:: Given problem ::
Separate out the lines that hold "this".

=== Provided records ===

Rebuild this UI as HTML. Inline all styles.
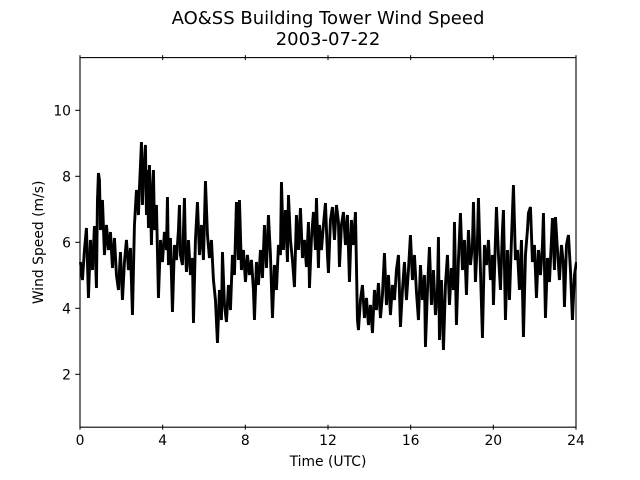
<!DOCTYPE html>
<html><head><meta charset="utf-8"><style>
html,body{margin:0;padding:0;background:#fff;}
svg{display:block;}
text{font-family:"DejaVu Sans","Liberation Sans",sans-serif;fill:#000;}
</style></head><body>
<svg width="640" height="480" viewBox="0 0 640 480" xmlns="http://www.w3.org/2000/svg">
<rect width="640" height="480" fill="#fff"/>
<text x="328" y="24" font-size="18" text-anchor="middle">AO&amp;SS Building Tower Wind Speed</text>
<text x="328" y="45" font-size="18" text-anchor="middle">2003-07-22</text>
<polyline id="d" fill="none" stroke="#000" stroke-width="2" stroke-linejoin="miter" points="
80,262 82,280 84,250 86,228 88,298 90,240 92,270 94,226 96,288 97,200 98,173 99,180 100,230 102,200 104,255 106,225 108,250 110,232 112,268 114,238 116,275 118,290 120,252 122,300 124,262 126,240 128,270 130,248 132,315 134,225 136,190 138,215 139,188 141,142 142,205 143,175 145,145 146,215 147,170 148,228 149,165 150,198 151,245 152,200 153,170 154,230 156,205 158,298 160,240 162,262 164,232 166,250 167,197 168,265 170,238 172,312 174,245 176,260 178,230 179,205 180,255 182,265 184,198 185,250 186,272 188,240 190,275 192,258 193,323 195,240 197,202 199,255 201,225 203,260 205,181 207,235 209,258 211,240 213,280 215,300 217,343 219,290 221,320 222,252 224,305 226,322 228,285 230,310 232,255 234,275 236,202 238,260 239,200 241,270 243,250 245,282 247,255 249,275 251,260 253,290 254,320 256,262 258,285 260,250 262,278 264,225 266,268 268,215 270,255 272,318 274,265 276,290 278,245 280,255 281,182 283,250 285,210 287,262 288,195 290,240 292,260 294,287 296,215 298,250 300,208 302,258 304,240 306,267 308,222 309,288 311,238 313,212 315,250 316,198 318,268 319,225 321,250 323,225 325,203 327,255 328,273 330,220 332,207 334,240 336,205 338,222 339,267 341,225 343,212 345,245 347,215 349,282 351,220 353,245 355,212 357,320 358,330 360,300 362,285 364,318 366,298 368,325 370,305 372,333 374,290 376,310 378,283 380,318 382,295 384,253 386,305 388,275 390,315 392,285 394,300 396,270 398,255 400,327 402,290 404,262 406,300 408,270 410,235 412,280 414,255 416,292 418,320 420,265 422,300 424,275 425,347 427,290 429,247 431,305 433,270 435,315 437,290 438,237 439,340 441,280 443,350 445,285 447,255 449,305 451,268 453,290 454,222 456,325 458,260 460,213 462,270 464,240 466,295 468,230 470,265 472,245 473,202 475,282 477,240 478,198 480,270 482,338 484,245 486,265 488,240 490,280 492,255 493,305 495,240 496,207 498,255 500,290 502,230 503,210 505,320 507,250 509,300 511,240 513,185 515,260 517,250 519,290 521,240 523,337 525,255 527,230 528,213 530,207 532,262 534,245 536,298 538,250 540,275 542,245 543,213 545,318 547,258 549,282 551,240 552,218 554,270 555,217 557,250 559,280 561,245 563,265 564,307 566,245 568,235 570,270 572,320 574,275 576,262"/>
<use href="#d" transform="translate(0.9,0)"/>
<rect x="577" y="50" width="10" height="390" fill="#fff"/>
<rect x="80" y="57.6" width="496" height="369.6" fill="none" stroke="#000" stroke-width="1.1"/>
<g stroke="#000" stroke-width="1">
<line x1="80" y1="424.7" x2="80" y2="429.7"/>
<line x1="162.7" y1="424.7" x2="162.7" y2="429.7"/>
<line x1="245.3" y1="424.7" x2="245.3" y2="429.7"/>
<line x1="328" y1="424.7" x2="328" y2="429.7"/>
<line x1="410.7" y1="424.7" x2="410.7" y2="429.7"/>
<line x1="493.3" y1="424.7" x2="493.3" y2="429.7"/>
<line x1="576" y1="424.7" x2="576" y2="429.7"/>
<line x1="80" y1="55.1" x2="80" y2="60.1"/>
<line x1="162.7" y1="55.1" x2="162.7" y2="60.1"/>
<line x1="245.3" y1="55.1" x2="245.3" y2="60.1"/>
<line x1="328" y1="55.1" x2="328" y2="60.1"/>
<line x1="410.7" y1="55.1" x2="410.7" y2="60.1"/>
<line x1="493.3" y1="55.1" x2="493.3" y2="60.1"/>
<line x1="576" y1="55.1" x2="576" y2="60.1"/>
<line x1="75.2" y1="374.3" x2="80" y2="374.3"/>
<line x1="75.2" y1="308.3" x2="80" y2="308.3"/>
<line x1="75.2" y1="242.3" x2="80" y2="242.3"/>
<line x1="75.2" y1="176.3" x2="80" y2="176.3"/>
<line x1="75.2" y1="110.3" x2="80" y2="110.3"/>
</g>
<g font-size="13.9" text-anchor="middle">
<text x="80" y="445">0</text>
<text x="162.7" y="445">4</text>
<text x="245.3" y="445">8</text>
<text x="328" y="445">12</text>
<text x="410.7" y="445">16</text>
<text x="493.3" y="445">20</text>
<text x="576" y="445">24</text>
</g>
<g font-size="13.9" text-anchor="end">
<text x="71" y="379.3">2</text>
<text x="71" y="313.3">4</text>
<text x="71" y="247.3">6</text>
<text x="71" y="181.3">8</text>
<text x="71" y="115.3">10</text>
</g>
<text x="328" y="466" font-size="13.9" text-anchor="middle">Time (UTC)</text>
<text x="0" y="0" font-size="13.9" text-anchor="middle" transform="translate(43,242.4) rotate(-90)">Wind Speed (m/s)</text>
</svg>
</body></html>
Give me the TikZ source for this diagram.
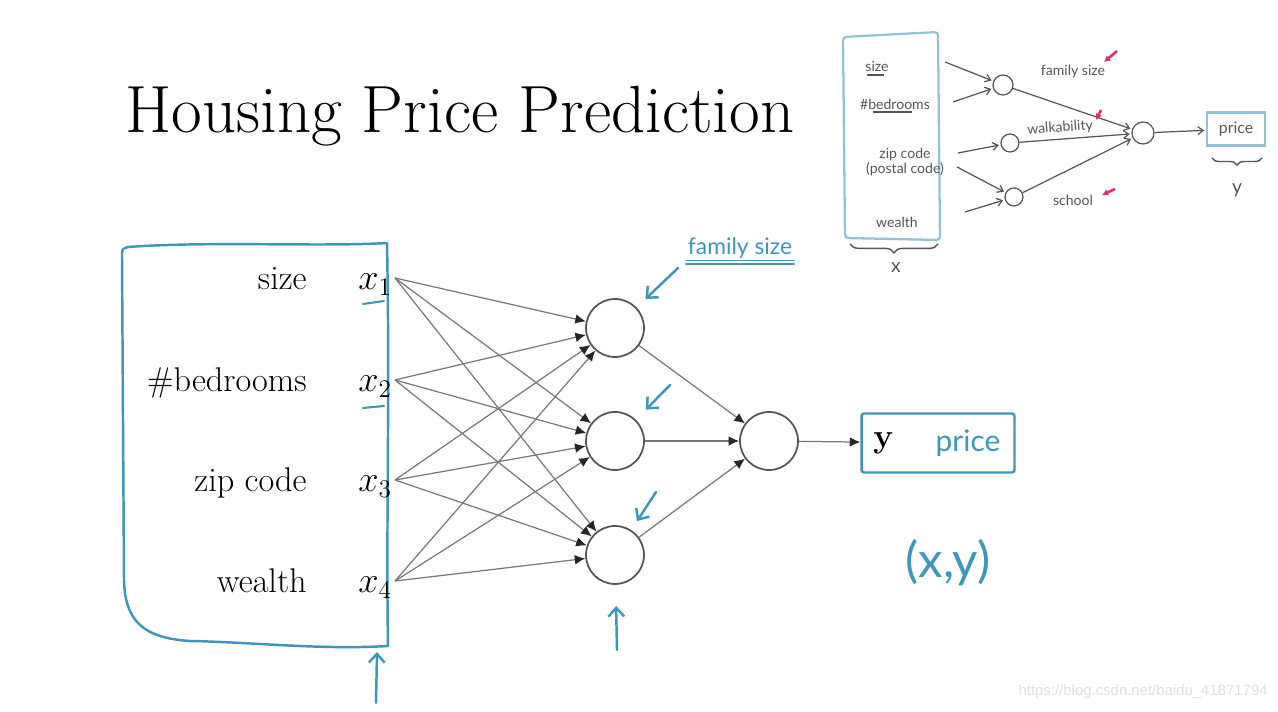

===

:: Task solution ::
Rebuild this UI as HTML. Inline all styles.
Give me the TikZ source for this diagram.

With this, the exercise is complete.